Catatan : Tim Redaksi
MEDIA DIALOG NEWS – Presiden Republik Indonesia, Prabowo Subianto, telah menerbitkan Peraturan Presiden (Perpres) Nomor 5 Tahun 2025 yang mengatur tentang penertiban kawasan hutan yang digunakan secara ilegal. Peraturan ini bertujuan memperkuat langkah pemerintah dalam mengatasi penggunaan kawasan hutan tanpa izin, baik untuk kepentingan perkebunan maupun pertambangan.
Langkah-Langkah Penertiban Kawasan Hutan
Penertiban kawasan hutan dilakukan dengan beberapa tindakan utama:
- Penagihan denda administratif kepada pihak yang melanggar.
- Penguasaan kembali kawasan hutan yang digunakan secara ilegal.
- Pemulihan aset yang berada di kawasan hutan.
Untuk mendukung implementasi Perpres tersebut, Presiden membentuk Satuan Petugas (Satgas) Penertiban Kawasan Hutan, yang melibatkan berbagai instansi seperti TNI, Kejaksaan, Kepolisian, BPKP, BPN, Kementerian ESDM, Kementerian Keuangan, BIG, dan Kementerian Lingkungan Hidup dan Kehutanan.
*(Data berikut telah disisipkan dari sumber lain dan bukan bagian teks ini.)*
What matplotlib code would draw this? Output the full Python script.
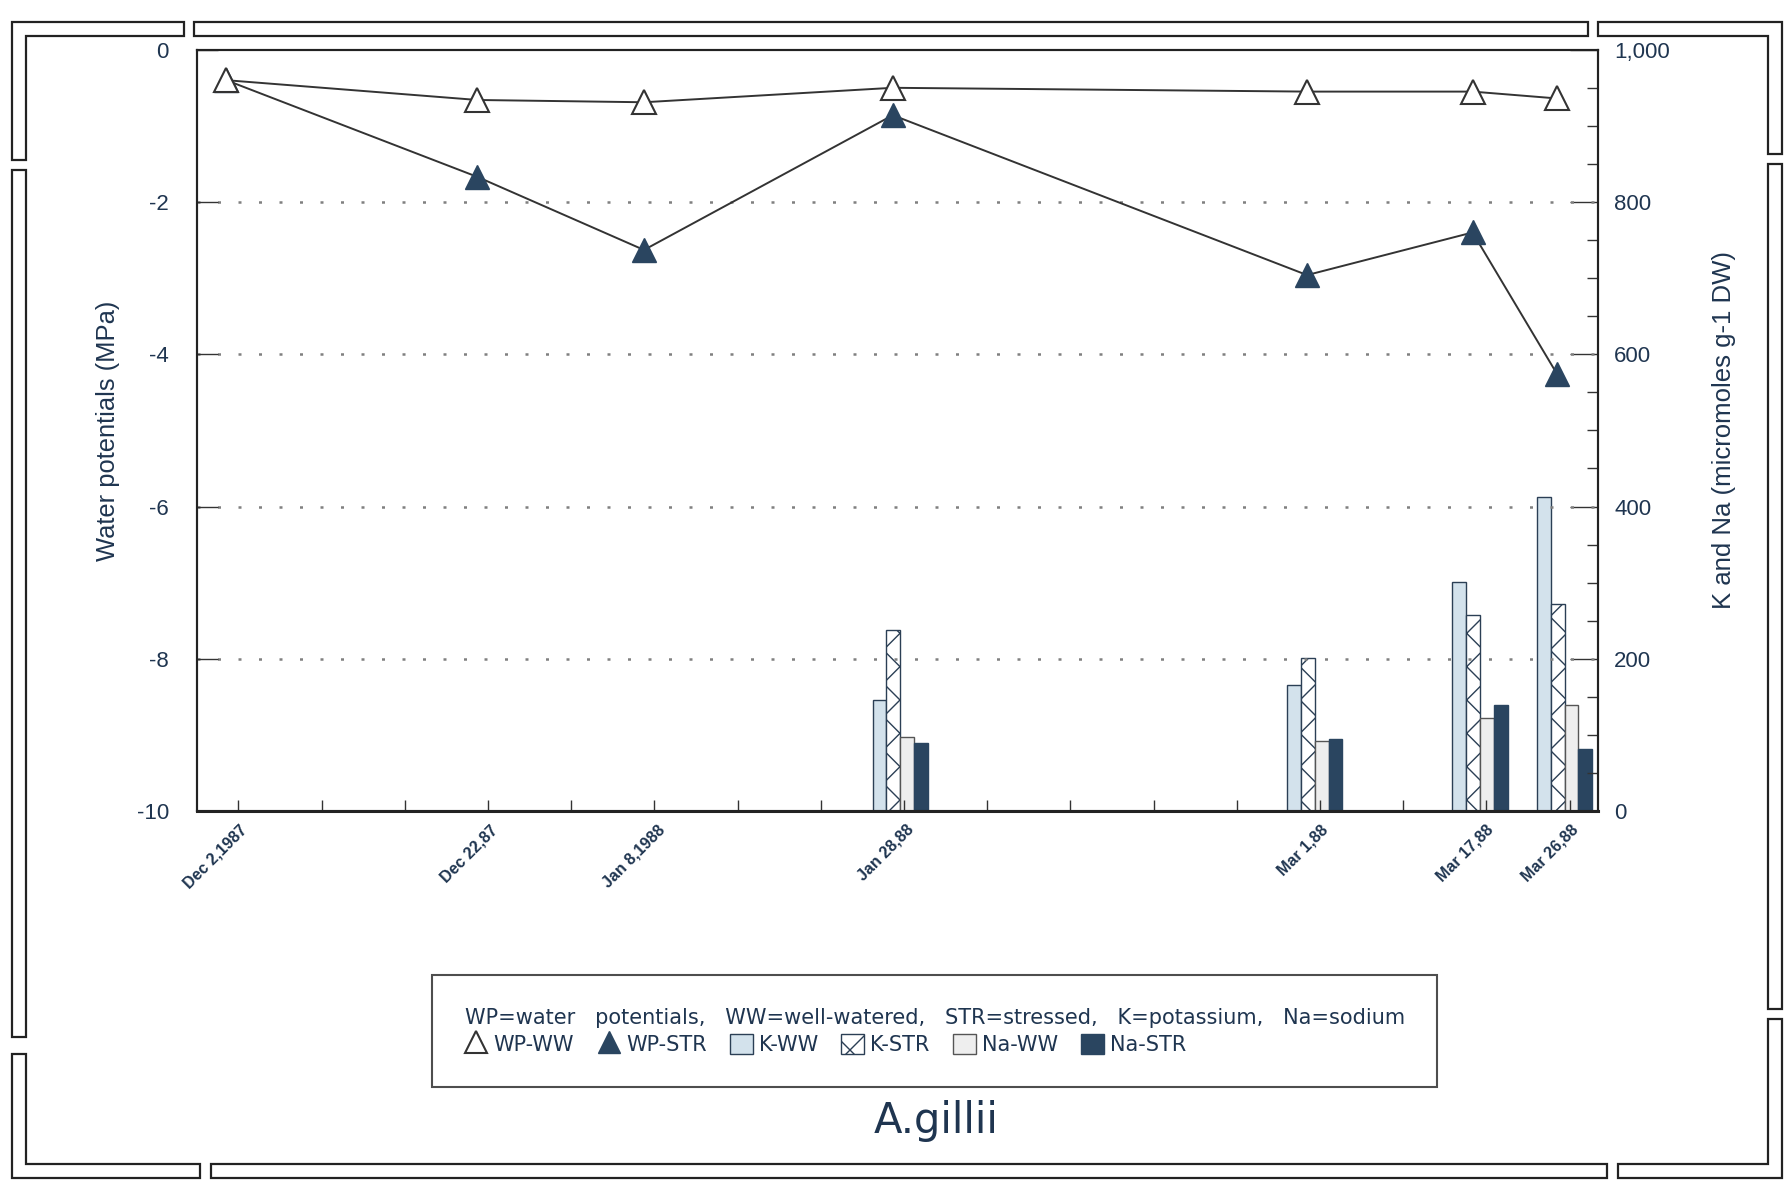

Penertiban di Kabupaten Asahan
Di Kabupaten Asahan, Satgas Penertiban Kawasan Hutan bergerak cepat dan langsung menyita sejumlah lahan milik beberapa perusahaan yang memanfaatkan kawasan hutan tanpa izin. Penyitaan ini ditandai dengan pemasangan plang di lokasi-lokasi penertiban. Informasi yang diperoleh menyebutkan bahwa perusahaan-perusahaan yang terkena penertiban antara lain PT Bakrie Sumatera Plantation (BSP), PT Paya Pinang Grup, dan PT Perkebunan Nusantara (PTPN).
Hasil investigasi di lapangan menunjukkan bahwa plang yang dipasang oleh Satgas berisi peringatan: “Lahan Perkebunan Ini Dalam Penguasaan Pemerintah RI, Cq Satgas Penertiban Kawasan Hutan. Dilarang Memperjualbelikan dan Menguasai Tanpa Izin Satgas Penertiban Kawasan Hutan.”
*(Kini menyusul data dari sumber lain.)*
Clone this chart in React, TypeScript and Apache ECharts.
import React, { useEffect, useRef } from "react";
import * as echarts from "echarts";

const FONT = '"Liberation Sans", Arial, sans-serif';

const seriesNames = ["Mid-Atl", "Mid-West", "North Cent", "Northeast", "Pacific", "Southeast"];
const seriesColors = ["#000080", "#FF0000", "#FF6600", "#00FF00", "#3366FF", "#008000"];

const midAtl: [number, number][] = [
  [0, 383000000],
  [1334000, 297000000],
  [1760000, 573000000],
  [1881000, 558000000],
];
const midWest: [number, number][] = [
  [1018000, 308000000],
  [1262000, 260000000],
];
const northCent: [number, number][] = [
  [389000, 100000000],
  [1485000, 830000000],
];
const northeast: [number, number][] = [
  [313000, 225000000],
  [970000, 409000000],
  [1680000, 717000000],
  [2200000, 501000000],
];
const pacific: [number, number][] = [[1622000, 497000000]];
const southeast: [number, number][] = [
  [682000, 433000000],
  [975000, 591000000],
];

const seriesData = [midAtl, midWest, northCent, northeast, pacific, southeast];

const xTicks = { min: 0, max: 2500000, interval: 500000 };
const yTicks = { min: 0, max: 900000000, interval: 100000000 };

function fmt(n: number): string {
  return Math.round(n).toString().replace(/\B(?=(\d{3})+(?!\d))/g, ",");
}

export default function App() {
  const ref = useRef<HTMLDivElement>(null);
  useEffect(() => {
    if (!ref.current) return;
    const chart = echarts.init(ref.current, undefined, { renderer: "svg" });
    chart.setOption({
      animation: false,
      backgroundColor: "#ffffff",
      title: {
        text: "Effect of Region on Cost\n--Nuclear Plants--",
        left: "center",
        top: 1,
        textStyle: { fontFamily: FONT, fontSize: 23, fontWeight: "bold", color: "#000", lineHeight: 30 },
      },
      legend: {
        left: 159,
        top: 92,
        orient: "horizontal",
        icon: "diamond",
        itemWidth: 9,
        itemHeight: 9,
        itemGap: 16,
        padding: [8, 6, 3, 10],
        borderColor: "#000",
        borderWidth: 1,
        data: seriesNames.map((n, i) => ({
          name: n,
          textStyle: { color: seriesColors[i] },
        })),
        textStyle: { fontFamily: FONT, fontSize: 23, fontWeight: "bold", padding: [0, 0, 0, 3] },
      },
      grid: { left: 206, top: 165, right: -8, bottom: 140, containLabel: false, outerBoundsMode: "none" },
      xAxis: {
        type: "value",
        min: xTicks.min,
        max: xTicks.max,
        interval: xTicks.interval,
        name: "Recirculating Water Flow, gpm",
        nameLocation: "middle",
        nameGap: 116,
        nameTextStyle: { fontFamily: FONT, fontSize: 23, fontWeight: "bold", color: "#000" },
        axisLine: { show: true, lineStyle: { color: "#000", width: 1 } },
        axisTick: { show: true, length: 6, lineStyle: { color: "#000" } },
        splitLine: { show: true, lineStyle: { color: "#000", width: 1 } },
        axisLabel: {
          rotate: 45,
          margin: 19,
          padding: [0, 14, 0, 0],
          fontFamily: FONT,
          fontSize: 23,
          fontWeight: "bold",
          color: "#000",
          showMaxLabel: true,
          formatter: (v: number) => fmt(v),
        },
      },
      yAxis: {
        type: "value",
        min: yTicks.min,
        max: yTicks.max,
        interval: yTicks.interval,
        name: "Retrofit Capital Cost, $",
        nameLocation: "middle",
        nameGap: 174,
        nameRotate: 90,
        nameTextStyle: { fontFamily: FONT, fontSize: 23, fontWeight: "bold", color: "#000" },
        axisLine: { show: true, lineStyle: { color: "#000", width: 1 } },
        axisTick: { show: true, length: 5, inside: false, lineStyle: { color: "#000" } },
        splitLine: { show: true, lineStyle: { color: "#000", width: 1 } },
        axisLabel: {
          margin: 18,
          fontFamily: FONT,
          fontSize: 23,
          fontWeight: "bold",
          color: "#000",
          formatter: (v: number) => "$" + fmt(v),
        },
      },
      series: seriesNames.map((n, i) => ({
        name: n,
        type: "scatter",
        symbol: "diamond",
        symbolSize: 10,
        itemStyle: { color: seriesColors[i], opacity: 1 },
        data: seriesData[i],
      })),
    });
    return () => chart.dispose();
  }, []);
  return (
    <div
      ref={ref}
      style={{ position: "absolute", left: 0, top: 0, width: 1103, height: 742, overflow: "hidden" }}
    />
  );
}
Tim Satgas di Kabupaten Asahan
Penertiban kawasan hutan di Kabupaten Asahan dipimpin oleh sejumlah tokoh yang berpengalaman, antara lain:
- Imam Fauzi SH (Koordinator Kejati Sulawesi Tengah)
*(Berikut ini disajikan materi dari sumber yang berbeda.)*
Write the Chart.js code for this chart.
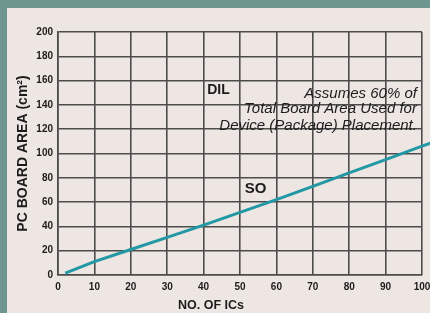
<!DOCTYPE html>
<html>
<head>
<meta charset="utf-8">
<script src="https://cdn.jsdelivr.net/npm/chart.js@4"></script>
<style>
html,body{margin:0;padding:0;background:#ebe5e1;}
#wrap{width:430px;height:313px;position:relative;}
</style>
</head>
<body>
<div id="wrap"><canvas id="c" width="430" height="313"></canvas></div>
<script>
// Data
const icCounts   = [2, 10, 20, 30, 40, 50, 60, 70, 80, 90, 100, 102.3];
const boardArea  = [1.5, 11, 21, 31, 41, 51.5, 62, 73, 84, 95, 106, 108.5];
const xTickLabels = ['0','10','20','30','40','50','60','70','80','90','100'];
const yTickLabels = ['0','20','40','60','80','100','120','140','160','180','200'];
const noteLines = ['Assumes 60% of', 'Total Board Area Used for', 'Device (Package) Placement.'];
const curveLabels = ['DIL', 'SO'];

const points = icCounts.map((x, i) => ({x: x, y: boardArea[i]}));

const bgPlugin = {
  id: 'bg',
  beforeDraw(chart) {
    const ctx = chart.ctx;
    ctx.save();
    ctx.fillStyle = '#6f958f';
    ctx.fillRect(0, 0, chart.width, chart.height);
    ctx.fillStyle = '#ede6e2';
    ctx.fillRect(7, 8, chart.width - 7, chart.height - 8);
    ctx.restore();
  }
};

const textPlugin = {
  id: 'notes',
  afterDraw(chart) {
    const ctx = chart.ctx;
    const xs = chart.scales.x, ys = chart.scales.y;
    ctx.save();
    ctx.fillStyle = '#1c1c1c';
    ctx.textBaseline = 'middle';
    // DIL label
    ctx.font = 'bold 14px "Liberation Sans", Arial, sans-serif';
    ctx.textAlign = 'left';
    ctx.fillText(curveLabels[0], xs.getPixelForValue(41), ys.getPixelForValue(152));
    // SO label
    ctx.font = 'bold 15px "Liberation Sans", Arial, sans-serif';
    ctx.fillText(curveLabels[1], xs.getPixelForValue(51.3), ys.getPixelForValue(70.5));
    // note
    ctx.font = 'italic 15px "Liberation Sans", Arial, sans-serif';
    ctx.textAlign = 'right';
    const nx = xs.getPixelForValue(98.6);
    const ny = [149.5, 137, 123];
    noteLines.forEach((t, i) => ctx.fillText(t, nx, ys.getPixelForValue(ny[i])));
    ctx.restore();
  }
};

new Chart(document.getElementById('c'), {
  type: 'scatter',
  data: {
    datasets: [{
      data: points,
      showLine: true,
      borderColor: '#2198a4',
      backgroundColor: '#2198a4',
      borderWidth: 3,
      pointRadius: 0,
      tension: 0,
      clip: false
    }]
  },
  options: {
    responsive: false,
    animation: false,
    layout: { padding: { top: 32, right: 8, left: 0, bottom: 0 } },
    plugins: {
      legend: { display: false },
      tooltip: { enabled: false },
      title: {
        display: true,
        position: 'bottom',
        text: 'NO. OF ICs',
        color: '#1c1c1c',
        font: { family: '"Liberation Sans", Arial, sans-serif', size: 12.5, weight: 'bold' },
        padding: { top: 0, bottom: 0 }
      }
    },
    scales: {
      x: {
        type: 'linear',
        afterDataLimits(s) { s.min = 0; s.max = 100; },
        afterFit(s) { s.height = 23; s.paddingRight = 0; s.paddingLeft = 0; },
        afterBuildTicks(s) { s.ticks = xTickLabels.map(v => ({value: Number(v)})); },
        ticks: {
          color: '#1c1c1c',
          padding: 6,
          font: { family: '"Liberation Sans", Arial, sans-serif', size: 10, weight: 'bold' },
          callback: (v, i) => xTickLabels[i]
        },
        grid: { color: '#4c4c4c', lineWidth: 1.6, drawTicks: false },
        border: { color: '#4c4c4c', width: 1.6 }
      },
      y: {
        min: 0, max: 200,
        afterFit(s) { s.width = 58; s.paddingTop = 0; s.paddingBottom = 0; },
        afterBuildTicks(s) { s.ticks = yTickLabels.map(v => ({value: Number(v)})); },
        ticks: {
          color: '#1c1c1c',
          padding: 5,
          font: { family: '"Liberation Sans", Arial, sans-serif', size: 10, weight: 'bold' },
          callback: (v, i) => yTickLabels[i]
        },
        grid: { color: '#4c4c4c', lineWidth: 1.6, drawTicks: false },
        border: { color: '#4c4c4c', width: 1.6 },
        title: {
          display: true,
          text: 'PC BOARD AREA (cm²)',
          color: '#1c1c1c',
          font: { family: '"Liberation Sans", Arial, sans-serif', size: 14, weight: 'bold' },
          padding: { top: 15, bottom: 0 }
        }
      }
    }
  },
  plugins: [bgPlugin, textPlugin]
});
</script>
</body>
</html>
- Letkol Laut (PM) Chandra Hermawan
- MS Wijaya (Surveyor Pemetaan Ahli Muda)
- Gandi Y (Kepala Seksi PN II)
- Kolonel Inf. Sumardi
- Kolonel Kav. Luluk Setianto
- Chandra Syahputra SH (Kasi Pidsus Kejari Asahan)
- Heriyanto Manurung SH (Kasi Intel Kejari Asahan)
- Kapten Inf. Viktor Hutagaol (Danramil Mandoge)
Tim ini bertindak langsung untuk memasang plang penertiban di beberapa titik dan memastikan proses penyitaan berjalan lancar. Pemerintah daerah bersifat membantu dan memfasilitasi kinerja Satgas.
Lokasi Penertiban
Heriyanto Manurung, Kasi Intel Kejari Asahan, mengungkapkan bahwa plang penertiban kawasan hutan telah didirikan di lima titik yang tersebar di berbagai wilayah Kabupaten Asahan:
- Dua titik di Desa Hutabagasan, Kecamatan Bandar Pasir Mandoge, yang merupakan lahan PTPN.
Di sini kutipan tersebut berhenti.